Pilihan Shihab kepada keyakinan sebagai semacam sarana dan pra sarana untuk memahami Al-Qur’an juga mudah dipahami. Kembali kepada contoh buku non Kitab Suci. Tidak ada guna bagi orang itu untuk memahami buku tersebut jika pada dirinya tidak ada keyakinan bahwa buku tersebut memang akan membuat hidup dan pemahamannya tentang dunia menjadi lebih baik. Karena itu, keyakinan terhadap yang ditafsirkan menjadi bukan hal yang remeh. Itu penting bagi proses untuk memahami.

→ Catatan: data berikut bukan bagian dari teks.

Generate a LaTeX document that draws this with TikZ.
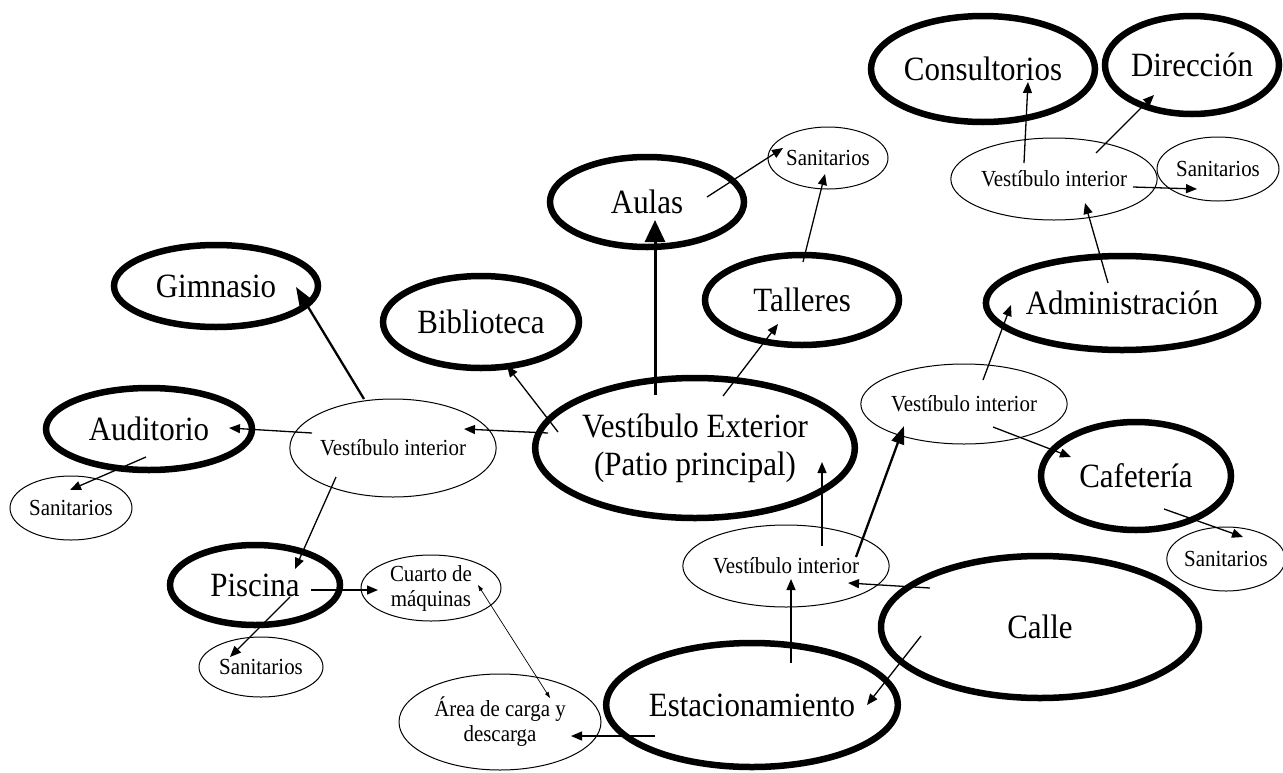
\documentclass[tikz,border=0pt]{standalone}
\usepackage{fontspec}
\setmainfont[FakeStretch=0.91]{Liberation Serif}
\usetikzlibrary{shapes.geometric,arrows.meta}
\begin{document}
\begin{tikzpicture}[x=1pt,y=-1pt,
  big/.style={ellipse, draw, line width=6.5pt, inner sep=0pt, align=center,
    font=\fontsize{34}{38}\selectfont},
  small/.style={ellipse, draw, line width=1pt, inner sep=0pt, align=center,
    font=\fontsize{23}{25}\selectfont},
  sz/.style 2 args={minimum width=#1pt, minimum height=#2pt},
  con/.style={line width=1.3pt, -{Triangle[length=11pt,width=9pt]}},
  conmid/.style={line width=2.3pt, -{Triangle[length=18pt,width=13pt]}},
  conbig/.style={line width=3pt, -{Triangle[length=22pt,width=20pt]}},
  conthin/.style={line width=0.7pt, {Triangle[length=6pt,width=4pt]}-{Triangle[length=6pt,width=4pt]}}
]
\useasboundingbox (0,0) rectangle (1283,772);

% main nodes
\node[big, sz={318}{140}] (ext) at (695,448) {Vestíbulo Exterior\\(Patio principal)};
\node[big, sz={194}{90}] (aulas) at (647,202) {Aulas};
\node[big, sz={196}{92}] (biblio) at (481,322) {Biblioteca};
\node[big, sz={204}{82}] (gim) at (216,286) {Gimnasio};
\node[big, sz={206}{82}] (aud) at (149,429) {Auditorio};
\node[big, sz={170}{80}] (pisc) at (255,585) {Piscina};
\node[big, sz={264}{124}] (est) at (752,705) {Estacionamiento};
\node[big, sz={318}{142}] (calle) at (1040,627) {Calle};
\node[big, sz={190}{108}] (cafe) at (1136,476) {Cafetería};
\node[big, sz={268}{94}] (admin) at (1122,303) {Administración};
\node[big, sz={224}{106}] (cons) at (983,69) {Consultorios};
\node[big, sz={174}{98}] (dir) at (1192,65) {Dirección};
\node[big, sz={194}{90}] (talleres) at (802,300) {Talleres};

% small nodes
\node[small, sz={202}{98}] (vil) at (393,448) {Vestíbulo interior};
\node[small, sz={122}{64}] (sanl) at (71,508) {Sanitarios};
\node[small, sz={140}{66}] (cuarto) at (431,588) {Cuarto de\\máquinas};
\node[small, sz={124}{60}] (sanbl) at (261,667) {Sanitarios};
\node[small, sz={202}{96}] (area) at (500,722) {Área de carga y\\descarga};
\node[small, sz={178}{82}] (vib) at (786,566) {Vestíbulo interior};
\node[small, sz={178}{80}] (vim) at (964,404) {Vestíbulo interior};
\node[small, sz={112}{64}] (sanr) at (1226,559) {Sanitarios};
\node[small, sz={178}{82}] (vitr) at (1054,179) {Vestíbulo interior};
\node[small, sz={122}{64}] (santr) at (1218,169) {Sanitarios};
\node[small, sz={120}{62}] (sant) at (828,158) {Sanitarios};

% connectors
\draw[conbig] ([shift={(-40,-53)}]ext.center) -- ([shift={(8,18)}]aulas.center);
\draw[con] ([shift={(60,-5)}]aulas.center) -- ([shift={(-45,-10)}]sant.center);
\draw[con] ([shift={(1,-38)}]talleres.center) -- ([shift={(-3,16)}]sant.center);
\draw[con] ([shift={(28,-52)}]ext.center) -- ([shift={(-24,24)}]talleres.center);
\draw[con] ([shift={(-137,-16)}]ext.center) -- ([shift={(26,44)}]biblio.center);
\draw[con] ([shift={(-147,-15)}]ext.center) -- ([shift={(71,-19)}]vil.center);
\draw[conmid] ([shift={(-29,-49)}]vil.center) -- ([shift={(80,1)}]gim.center);
\draw[con] ([shift={(-81,-15)}]vil.center) -- ([shift={(80,-1)}]aud.center);
\draw[con] ([shift={(-3,28)}]aud.center) -- ([shift={(-1,-18)}]sanl.center);
\draw[con] ([shift={(-57,29)}]vil.center) -- ([shift={(40,-16)}]pisc.center);
\draw[con] ([shift={(56,5)}]pisc.center) -- ([shift={(-53,2)}]cuarto.center);
\draw[con] ([shift={(35,12)}]pisc.center) -- ([shift={(-31,-10)}]sanbl.center);
\draw[conthin] ([shift={(47,-3)}]cuarto.center) -- ([shift={(50,-24)}]area.center);
\draw[con] ([shift={(-97,31)}]est.center) -- ([shift={(71,14)}]area.center);
\draw[con] ([shift={(-119,9)}]calle.center) -- ([shift={(115,0)}]est.center);
\draw[con] ([shift={(-110,-39)}]calle.center) -- ([shift={(62,17)}]vib.center);
\draw[con] ([shift={(39,-42)}]est.center) -- ([shift={(5,13)}]vib.center);
\draw[con] ([shift={(36,-20)}]vib.center) -- ([shift={(127,14)}]ext.center);
\draw[conmid] ([shift={(70,-9)}]vib.center) -- ([shift={(-60,22)}]vim.center);
\draw[con] ([shift={(29,23)}]vim.center) -- ([shift={(-65,-19)}]cafe.center);
\draw[con] ([shift={(28,33)}]cafe.center) -- ([shift={(17,-22)}]sanr.center);
\draw[con] ([shift={(19,-24)}]vim.center) -- ([shift={(-111,2)}]admin.center);
\draw[con] ([shift={(-14,-20)}]admin.center) -- ([shift={(31,24)}]vitr.center);
\draw[con] ([shift={(-30,-16)}]vitr.center) -- ([shift={(45,13)}]cons.center);
\draw[con] ([shift={(42,-26)}]vitr.center) -- ([shift={(-38,30)}]dir.center);
\draw[con] ([shift={(79,8)}]vitr.center) -- ([shift={(-21,20)}]santr.center);
\end{tikzpicture}
\end{document}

Sebagai cara praktis untuk melaksanakan ketulusan dan keyakinan, Shihab memberikan petunjuk: Penafsir harus hidup dalam lingkungan Al-Qur’an sehingga merasakan bahwa Al-Qur’an berdialog, bahkan bersahabat dengannya. “Jika Anda ingin berbicara dengan Allah SWT, maka berdoalah. Jika Anda ingin Allah SWT berbicara dengan Anda, maka bacalah Al-Qur’an.” Jika Al-Qur’an sudah menjadi sahabat, maka sebagaimana sahabat, dia akan menceritakan rahasia-rahasia yang tidak disampaikan kepada yang hanya dikenalnya semata. Jika Allah SWT sendiri yang memberikan pemahaman, maka pemahaman yang hadir jauh lebih banyak daripada pemahaman yang mampu diambil sendiri oleh penafsir. Seumpama anak yang mengambil permen, maka permen yang bisa diambil oleh sang anak hanya sebanyak kemampuan tangannya yang kecil. Namun jika orang dewasa yang mengambilkannya, maka permen yang didapatkan sang anak jauh lebih banyak karena sebesar telapak tangan orang dewasa.
Tawaran cara praktis oleh Shihab di atas menandakan sebuah upaya keterlibatan yang intens antara subjek penafsir dengan objek penafsiran hingga diandaikan hampir-hampir tidak ada jarak antara keduanya. Subjek penafsir hampir-hampir mengalami Al-Qur’an dan sehingga kala sebuah penafsiran terlahir, maka seakan-akan Al-Qur’an sendiri yang menghendaki penafsiran tersebut, bukan sang penafsir. Apakah itu mungkin? Sepertinya, iya.[]
Bahan Bacaan
Shihab, M. Quraish, Kaidah Tafsir: Syarat, Ketentuan, dan Aturan yang Patut Anda Ketahui dalam Memahami Ayat-ayat Al-Qur’an, Tangerang: Lentera Hati, 2019.